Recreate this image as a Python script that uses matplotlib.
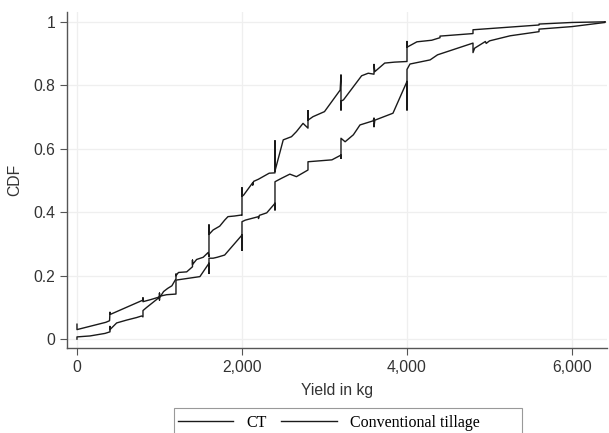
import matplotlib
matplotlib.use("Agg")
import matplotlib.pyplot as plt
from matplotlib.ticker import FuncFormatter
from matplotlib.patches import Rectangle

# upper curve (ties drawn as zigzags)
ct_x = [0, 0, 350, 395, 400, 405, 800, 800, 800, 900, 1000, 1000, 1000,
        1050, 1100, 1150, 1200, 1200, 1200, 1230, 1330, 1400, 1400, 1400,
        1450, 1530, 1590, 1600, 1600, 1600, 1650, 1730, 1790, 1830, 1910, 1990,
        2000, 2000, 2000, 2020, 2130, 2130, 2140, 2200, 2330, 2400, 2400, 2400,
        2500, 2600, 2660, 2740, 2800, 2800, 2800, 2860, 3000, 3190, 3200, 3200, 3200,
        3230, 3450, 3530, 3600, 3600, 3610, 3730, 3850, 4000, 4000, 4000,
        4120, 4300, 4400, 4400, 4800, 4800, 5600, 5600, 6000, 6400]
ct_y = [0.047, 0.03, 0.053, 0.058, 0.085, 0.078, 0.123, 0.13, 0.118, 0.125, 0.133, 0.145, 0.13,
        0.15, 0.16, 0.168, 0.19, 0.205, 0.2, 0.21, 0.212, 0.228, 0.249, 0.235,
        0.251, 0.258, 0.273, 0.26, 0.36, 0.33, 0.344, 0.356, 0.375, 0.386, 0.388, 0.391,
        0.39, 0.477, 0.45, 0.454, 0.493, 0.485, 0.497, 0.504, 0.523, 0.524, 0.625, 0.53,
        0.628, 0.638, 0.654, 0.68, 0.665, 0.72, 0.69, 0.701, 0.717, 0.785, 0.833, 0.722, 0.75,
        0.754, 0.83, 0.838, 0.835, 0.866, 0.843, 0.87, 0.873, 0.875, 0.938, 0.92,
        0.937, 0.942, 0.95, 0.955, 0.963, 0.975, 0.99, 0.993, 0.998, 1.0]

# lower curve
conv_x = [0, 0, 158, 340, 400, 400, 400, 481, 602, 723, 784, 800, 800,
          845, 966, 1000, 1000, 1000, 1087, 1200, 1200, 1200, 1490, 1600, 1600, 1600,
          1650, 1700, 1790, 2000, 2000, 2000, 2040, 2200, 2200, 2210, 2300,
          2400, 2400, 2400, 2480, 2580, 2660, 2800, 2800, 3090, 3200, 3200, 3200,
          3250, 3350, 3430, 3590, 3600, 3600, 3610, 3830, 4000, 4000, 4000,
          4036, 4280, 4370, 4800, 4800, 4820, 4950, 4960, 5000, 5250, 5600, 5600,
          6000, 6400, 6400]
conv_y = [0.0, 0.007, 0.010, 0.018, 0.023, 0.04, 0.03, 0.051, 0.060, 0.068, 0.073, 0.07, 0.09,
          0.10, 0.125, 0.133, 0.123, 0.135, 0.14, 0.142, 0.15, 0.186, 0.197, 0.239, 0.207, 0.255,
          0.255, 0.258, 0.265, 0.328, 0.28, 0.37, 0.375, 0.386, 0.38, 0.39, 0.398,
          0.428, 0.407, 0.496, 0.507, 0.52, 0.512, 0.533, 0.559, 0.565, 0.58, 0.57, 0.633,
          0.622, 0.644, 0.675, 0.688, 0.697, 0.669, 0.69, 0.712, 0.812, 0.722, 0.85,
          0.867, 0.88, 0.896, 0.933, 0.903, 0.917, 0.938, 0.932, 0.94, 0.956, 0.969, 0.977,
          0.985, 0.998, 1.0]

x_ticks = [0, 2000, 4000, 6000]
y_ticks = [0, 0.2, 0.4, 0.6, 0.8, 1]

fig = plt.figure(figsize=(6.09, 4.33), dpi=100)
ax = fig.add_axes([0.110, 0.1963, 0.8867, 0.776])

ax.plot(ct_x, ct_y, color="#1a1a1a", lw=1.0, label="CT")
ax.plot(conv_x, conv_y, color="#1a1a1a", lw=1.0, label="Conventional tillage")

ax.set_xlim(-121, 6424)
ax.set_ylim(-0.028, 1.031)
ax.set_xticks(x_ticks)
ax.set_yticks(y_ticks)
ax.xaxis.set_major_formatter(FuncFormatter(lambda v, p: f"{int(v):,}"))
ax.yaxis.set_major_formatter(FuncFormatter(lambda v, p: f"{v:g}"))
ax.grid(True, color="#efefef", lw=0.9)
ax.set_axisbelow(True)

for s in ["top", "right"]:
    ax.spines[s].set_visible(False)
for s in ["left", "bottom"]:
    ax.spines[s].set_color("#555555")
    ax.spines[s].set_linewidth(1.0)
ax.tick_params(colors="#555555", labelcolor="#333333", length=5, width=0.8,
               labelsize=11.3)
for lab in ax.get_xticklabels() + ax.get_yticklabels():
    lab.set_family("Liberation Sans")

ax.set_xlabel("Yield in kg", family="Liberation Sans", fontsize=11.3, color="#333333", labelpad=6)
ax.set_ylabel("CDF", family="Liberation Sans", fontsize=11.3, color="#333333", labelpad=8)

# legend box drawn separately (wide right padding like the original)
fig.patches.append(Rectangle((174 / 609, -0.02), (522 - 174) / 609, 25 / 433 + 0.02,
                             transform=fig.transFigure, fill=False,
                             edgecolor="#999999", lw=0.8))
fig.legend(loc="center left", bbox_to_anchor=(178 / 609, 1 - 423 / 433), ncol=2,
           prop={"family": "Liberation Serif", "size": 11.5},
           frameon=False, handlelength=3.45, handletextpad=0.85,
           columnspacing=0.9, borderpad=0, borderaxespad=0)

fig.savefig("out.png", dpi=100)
============================================================
### EXERCISE:
Write out nothing but the lines from the start of the data through the line with "0.993, 0.998, 1.0]". Leave out the pictures.

### WRITTEN RESPONSE:
Recreate this image as a Python script that uses matplotlib.
import matplotlib
matplotlib.use("Agg")
import matplotlib.pyplot as plt
from matplotlib.ticker import FuncFormatter
from matplotlib.patches import Rectangle

# upper curve (ties drawn as zigzags)
ct_x = [0, 0, 350, 395, 400, 405, 800, 800, 800, 900, 1000, 1000, 1000,
        1050, 1100, 1150, 1200, 1200, 1200, 1230, 1330, 1400, 1400, 1400,
        1450, 1530, 1590, 1600, 1600, 1600, 1650, 1730, 1790, 1830, 1910, 1990,
        2000, 2000, 2000, 2020, 2130, 2130, 2140, 2200, 2330, 2400, 2400, 2400,
        2500, 2600, 2660, 2740, 2800, 2800, 2800, 2860, 3000, 3190, 3200, 3200, 3200,
        3230, 3450, 3530, 3600, 3600, 3610, 3730, 3850, 4000, 4000, 4000,
        4120, 4300, 4400, 4400, 4800, 4800, 5600, 5600, 6000, 6400]
ct_y = [0.047, 0.03, 0.053, 0.058, 0.085, 0.078, 0.123, 0.13, 0.118, 0.125, 0.133, 0.145, 0.13,
        0.15, 0.16, 0.168, 0.19, 0.205, 0.2, 0.21, 0.212, 0.228, 0.249, 0.235,
        0.251, 0.258, 0.273, 0.26, 0.36, 0.33, 0.344, 0.356, 0.375, 0.386, 0.388, 0.391,
        0.39, 0.477, 0.45, 0.454, 0.493, 0.485, 0.497, 0.504, 0.523, 0.524, 0.625, 0.53,
        0.628, 0.638, 0.654, 0.68, 0.665, 0.72, 0.69, 0.701, 0.717, 0.785, 0.833, 0.722, 0.75,
        0.754, 0.83, 0.838, 0.835, 0.866, 0.843, 0.87, 0.873, 0.875, 0.938, 0.92,
        0.937, 0.942, 0.95, 0.955, 0.963, 0.975, 0.99, 0.993, 0.998, 1.0]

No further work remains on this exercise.